De retour en France, il cherche à retrouver « l’effet » généré par l’héroïne mais l’accès aux opioïdes y est difficile voire impossible. Il ne lui reste alors que les drogues dites « légales » : codéine, morphine, tramadol, fentanyl, etc. « Pendant des années, j’allais chez le pharmacien en prétextant un mal de dos et j’obtenais des médicaments comme ça. J’ai fini par être dépendant », raconte le diplômé d’une maîtrise en psychologie qui estime que “certains médecins agissent comme des «dealers» de drogues”.
L’arrivée au Québec, l’addiction et le projet artistique
Avec son compagnon pilote d’avion, Yannick Fornacciari s’installe à Montréal en 2013, parce qu’il s’y sent bien. Deux ans plus tard, il replonge dans l’héroïne et en devient accro pour de bon. « C’est une drogue introspective, ce n’est pas une drogue pour faire la fête avec tes amis (…). L’héroïne te coupe du monde », explique l’homme en sevrage. « T’es obligé d’augmenter les doses si tu veux avoir les même effets. Au départ tu dépenses 200 $ par semaine, à la fin c’est 200 $ par jour », raconte celui dont le visage creusé parle pour lui.
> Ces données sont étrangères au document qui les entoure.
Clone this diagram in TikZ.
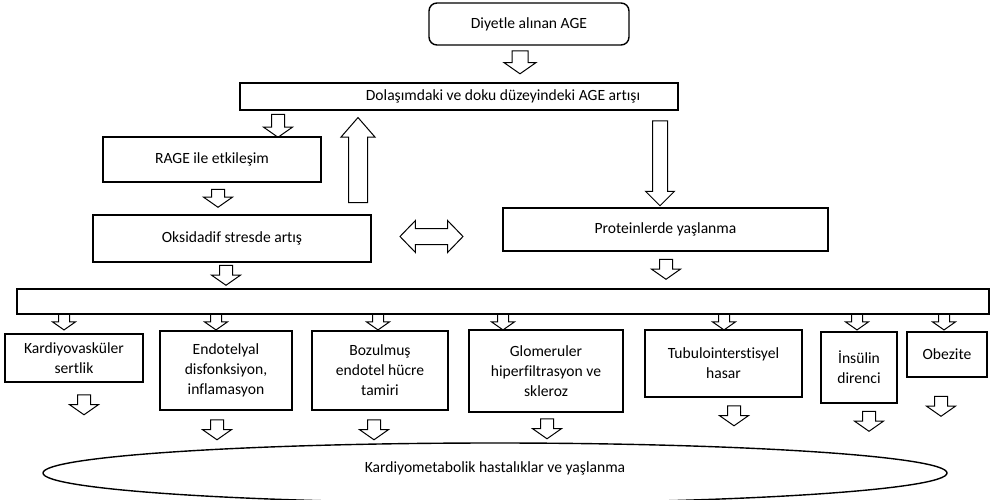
\documentclass[tikz,border=0pt]{standalone}
\usepackage{fontspec}
\setmainfont{Carlito}[Ligatures=NoCommon]
\usetikzlibrary{shapes.arrows,shapes.geometric}

\begin{document}
\begin{tikzpicture}[x=1pt,y=-1pt,font=\fontsize{15.6}{20}\selectfont,
	box/.style={draw,line width=1.4pt,align=center,inner sep=2pt},
	arr/.style={single arrow,draw,line width=1pt,shape border rotate=270,inner sep=6pt,single arrow tip angle=110,single arrow head extend=8pt,minimum width=28pt,minimum height=20pt},
	smallarr/.style={arr,inner sep=5pt,minimum width=22pt,minimum height=16pt,single arrow head extend=6pt}]
	\useasboundingbox (0,0) rectangle (992,500);
	\node[box,rounded corners=8pt,minimum width=200,minimum height=42] (diyet) at (529,24) {Diyetle alınan AGE};
	\node[box,minimum width=438,minimum height=27,label={[xshift=44pt]center:Dolaşımdaki ve doku düzeyindeki AGE artışı}] (dolasim) at (459,96.5) {};
	\node[box,minimum width=218,minimum height=45] (rage) at (212,159.5) {RAGE ile etkileşim};
	\node[box,minimum width=278,minimum height=47] (oksid) at (232,238.5) {Oksidadif stresde artış};
	\node[box,minimum width=325,minimum height=43] (protein) at (665.5,229.5) {Proteinlerde yaşlanma};
	\node[box,minimum width=972,minimum height=25] (hepsi) at (503,301.5) {};
	\node[box,minimum width=138,minimum height=48] (kardiyo) at (74,358) {Kardiyovasküler\\sertlik};
	\node[box,minimum width=132,minimum height=79] (endotel) at (226,370.5) {Endotelyal\\disfonksiyon,\\inflamasyon};
	\node[box,minimum width=136,minimum height=79] (bozulmus) at (380,370.5) {Bozulmuş\\endotel hücre\\tamiri};
	\node[box,minimum width=154,minimum height=82] (glomer) at (546,371) {Glomeruler\\hiperfiltrasyon ve\\skleroz};
	\node[box,minimum width=157,minimum height=67] (tubulo) at (723.5,363.5) {Tubulointerstisyel\\hasar};
	\node[box,minimum width=76,minimum height=71] (insulin) at (859,367.5) {İnsülin\\direnci};
	\node[box,minimum width=80,minimum height=45] (obezite) at (947,354.5) {Obezite};
	\node[draw,ellipse,line width=1.4pt,minimum width=904,minimum height=60,label={[yshift=5pt]center:Kardiyometabolik hastalıklar ve yaşlanma}] (kmh) at (495,473) {};

	\node[arr,inner sep=7.5pt,minimum width=31,minimum height=23] (a1) at (520,59.5) {};
	\node[arr,minimum height=23] (a2) at (278,123.5) {};
	\node[arr,minimum height=18] (a3) at (218,196) {};
	\node[arr] (a4) at (226,273) {};
	\node[arr] (a5) at (666,267) {};
	\node[single arrow,draw,line width=1pt,shape border rotate=270,inner sep=7pt,single arrow tip angle=90,single arrow head extend=7pt,minimum width=28,minimum height=85] (buyukasagi) at (660,159.5) {};
	\node[single arrow,draw,line width=1pt,shape border rotate=90,inner sep=9pt,single arrow tip angle=82,single arrow head extend=7.5pt,minimum width=33,minimum height=85] (buyukyukari) at (358,165.5) {};
	\node[double arrow,draw,line width=1pt,inner sep=7.5pt,double arrow tip angle=92,double arrow head extend=8pt,minimum width=31,minimum height=63] (karsilikli) at (431.5,236.5) {};

	\node[smallarr] (g1) at (64,320) {};
	\node[smallarr] (g2) at (216,320) {};
	\node[smallarr] (g3) at (378,320) {};
	\node[smallarr] (g4) at (503,320) {};
	\node[smallarr] (g5) at (724,320) {};
	\node[smallarr] (g6) at (857,320) {};
	\node[smallarr] (g7) at (944,320) {};

	\node[arr] (c1) at (84,402.5) {};
	\node[arr] (c2) at (217,427.5) {};
	\node[arr] (c3) at (374,427.5) {};
	\node[arr] (c4) at (547,426.5) {};
	\node[arr] (c5) at (734,413.5) {};
	\node[arr] (c6) at (869,419) {};
	\node[arr] (c7) at (941,404) {};
\end{tikzpicture}
\end{document}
Malgré tout, il a toujours cherché à lier sa dépendance à son quotidien, à faire face. « Je travaillais dans une épicerie la semaine, je voyais mes amis : j’ai toujours fait en sorte de rester une personne normale. » Travailler et consommer, travailler pour prendre sa dose, tel était le quotidien de Yannick pendant trois ans. Au fil du temps, il perd quelques amis mais entretient une forte relation avec son dealer qu’il appelle presque tous les jours. « Si tu ne prends pas d’héroïne, tu peux tomber malade. Alors si tu ne peux pas compter sur ton dealer, ça peut aller très mal pour toi. »
Au milieu du chaos, il décide de se servir de son art comme bouée de secours. Il s’empare alors de son appareil photo pour documenter la période la plus sombre de sa vie.
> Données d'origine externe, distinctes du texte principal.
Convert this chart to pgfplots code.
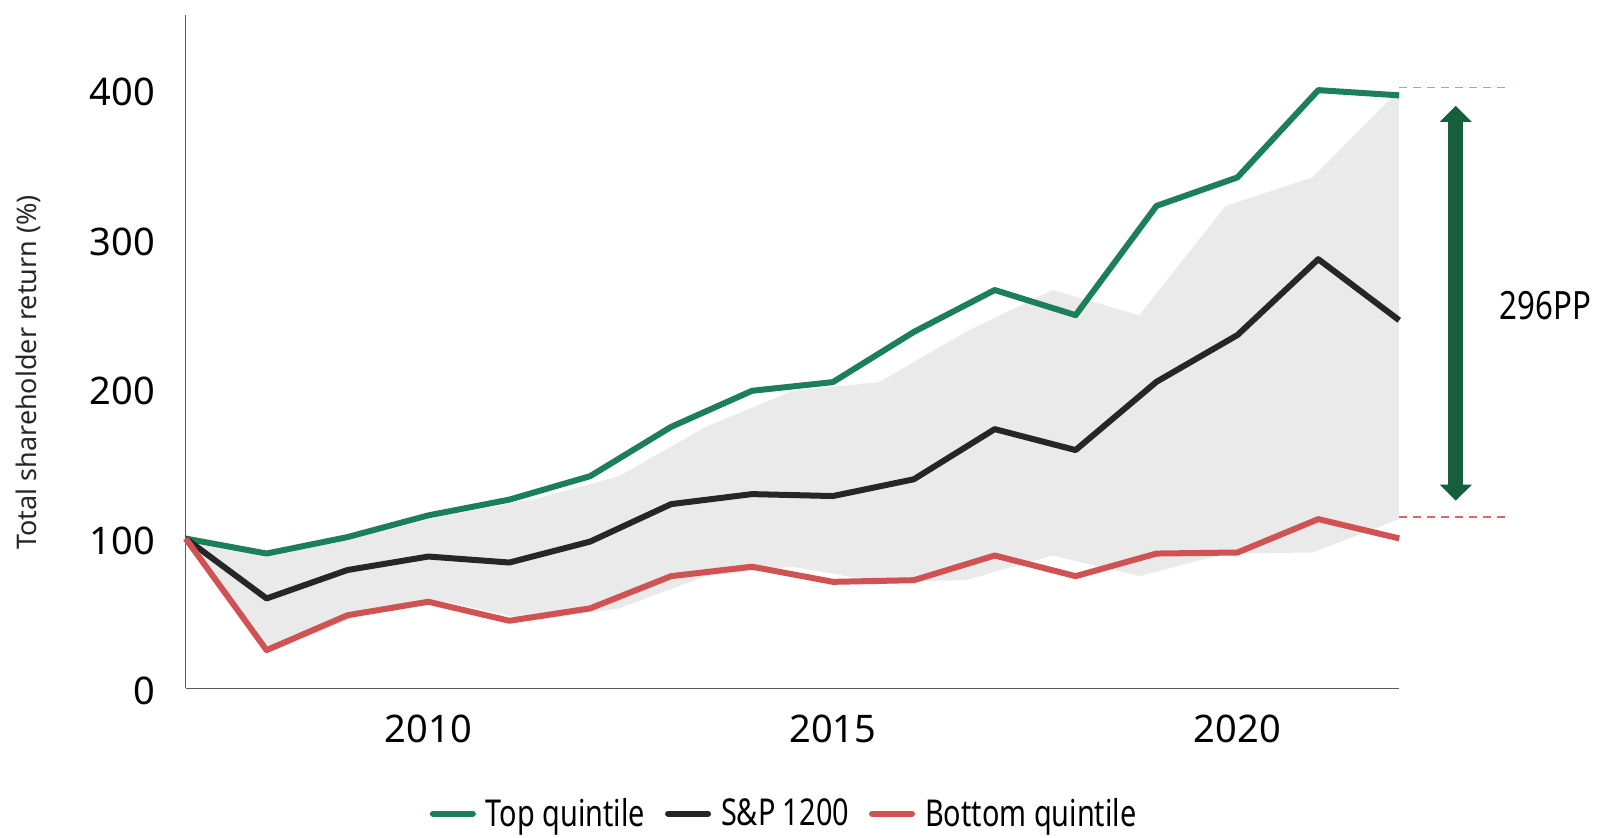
\documentclass[border=0pt]{standalone}
\usepackage{pgfplots}
\pgfplotsset{compat=1.18}
\usepackage{fontspec}
\setmainfont{Noto Sans}
\newfontfamily\condfont[FakeStretch=0.78]{Noto Sans}
\newfontfamily\annfont[FakeStretch=0.8]{Noto Sans}
\usetikzlibrary{arrows.meta}
\definecolor{topq}{HTML}{1B7F5A}
\definecolor{spx}{HTML}{262626}
\definecolor{botq}{HTML}{D05252}
\definecolor{band}{HTML}{EAEAEA}
\definecolor{arrowgreen}{HTML}{165E3C}
\definecolor{dashgreen}{HTML}{6EC4A8}
\definecolor{dashred}{HTML}{E06666}
\definecolor{axisgray}{HTML}{5A5A5A}
\begin{document}
\begin{tikzpicture}
\path[use as bounding box] (-92.85pt,-74.35pt) rectangle (713.65pt,344.15pt);
\begin{axis}[
  at={(0,0)}, anchor=south west,
  scale only axis,
  width=606.75pt, height=336.9pt,
  xmin=2007, xmax=2022, ymin=0, ymax=450,
  axis x line=bottom, axis y line=left,
  axis line style={-, draw=axisgray, line width=0.8pt},
  major tick length=0pt,
  xtick={2010,2015,2020},
  ytick={0,100,200,300,400},
  /pgf/number format/assume math mode=true,
  /pgf/number format/set thousands separator={},
  tick label style={font=\fontsize{19}{22}\selectfont, text=black},
  xticklabel style={anchor=north, inner sep=0pt, yshift=-13.3pt},
  yticklabel style={anchor=east, inner sep=0pt, xshift=-15.2pt, yshift=-1.2pt},
  ylabel={Total shareholder return (\%)},
  ylabel style={at={(axis description cs:-0.1294,0.469)}, anchor=center, font=\fontsize{13.5}{16}\selectfont, text=black!85},
  clip=false,
  legend columns=3,
  legend style={at={(0.494,-0.186)}, anchor=center, draw=none, fill=none,
    font=\condfont\fontsize{18.5}{21}\selectfont,
    /tikz/every odd column/.append style={column sep=3pt},
    /tikz/every even column/.append style={column sep=8pt},
    inner sep=0pt},
  legend image code/.code={\draw[#1, line width=3pt, line cap=round] (0pt,0pt) -- (20pt,0pt);},
  line join=round,
]
% shaded band
\addplot[fill=band, draw=none, forget plot] coordinates {
(2007,100) (2008.071,90) (2009.143,101) (2010.214,115.5) (2011.286,126) (2012.357,141.7)
(2013.429,174.6) (2014.5,198.7) (2015.571,204.5) (2016.643,238) (2017.714,266)
(2018.786,249.2) (2019.857,322.2) (2020.929,341.2) (2022,399.5)
(2022,113) (2020.929,90.7) (2019.857,90) (2018.786,74.9) (2017.714,88.7)
(2016.643,72.2) (2015.571,71.1) (2014.5,81.2) (2013.429,74.9) (2012.357,53.4)
(2011.286,45.1) (2010.214,57.8) (2009.143,48.8) (2008.071,25.5) (2007,100)
} -- cycle;
\addplot[topq, line width=3pt] coordinates {
(2007,100) (2008,90) (2009,101) (2010,115.5) (2011,126) (2012,141.7) (2013,174.6)
(2014,198.7) (2015,204.5) (2016,238) (2017,266) (2018,249.2) (2019,322.2)
(2020,341.2) (2021,399.5) (2022,396)};
\addlegendentry{Top quintile}
\addplot[spx, line width=3pt] coordinates {
(2007,100) (2008,60) (2009,79) (2010,88) (2011,84) (2012,98) (2013,123)
(2014,129.7) (2015,128.4) (2016,139.6) (2017,173.1) (2018,159.1) (2019,204.7)
(2020,235.9) (2021,286.6) (2022,245.8)};
\addlegendentry{S\&P 1200}
\addplot[botq, line width=3pt] coordinates {
(2007,100) (2008,25.5) (2009,48.8) (2010,57.8) (2011,45.1) (2012,53.4) (2013,74.9)
(2014,81.2) (2015,71.1) (2016,72.2) (2017,88.7) (2018,74.9) (2019,90)
(2020,90.7) (2021,113) (2022,100.1)};
\addlegendentry{Bottom quintile}
% reference dashed lines
\addplot[dashgreen, line width=0.8pt, dash pattern=on 4pt off 3pt, forget plot] coordinates {(2022,401.3) (2023.33,401.3)};
\addplot[dashred, line width=0.8pt, dash pattern=on 4pt off 3pt, forget plot] coordinates {(2022,114.6) (2023.33,114.6)};
\draw[arrowgreen, line width=7.5pt, {Triangle[width=15.5pt,length=8pt]}-{Triangle[width=15.5pt,length=8pt]}]
  (axis cs:2022.70,389) -- (axis cs:2022.70,125.3);
\node[font=\annfont\fontsize{19.5}{22}\selectfont, anchor=center] at (axis cs:2023.81,255.3) {296PP};
\end{axis}
\end{tikzpicture}
\end{document}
” Je m’intéresse au vécu intérieur, je fais beaucoup de portraits”
À travers ses clichés, on découvre le quotidien sans filtre d’un héroïnomane : l’isolement, la prise de drogue, l’argent, l’attente, le désespoir. Mais aussi le soutien d’un copain pendant une énième crise. Des autoportraits où se dessine toute une psychologie intérieure chère au Français. « Je m’intéresse au vécu intérieur, à l’inconscient, à la souffrance dans mes photos. Je fais beaucoup de portraits », raconte celui qui saisit chaque instant pour combler ce vide qui l’entoure. Une pile d’une cinquantaine de flacons de méthadone fait aussi partie de l’exposition, preuve que sa cure de désintox est bien entamée. Mais aussi qu’on peut s’en sortir.
« Au vernissage, j’ai discuté avec des héroïnomanes et des anciens consommateurs. Mon but c’est de faire réagir les gens sur l’héroïne, de soulever un tabou : c’est plus qu’un projet artistique. » On confirme. Il s’agit surtout de l’expo d’un héros qui s’est porté lui-même secours. À voir et à réfléchir.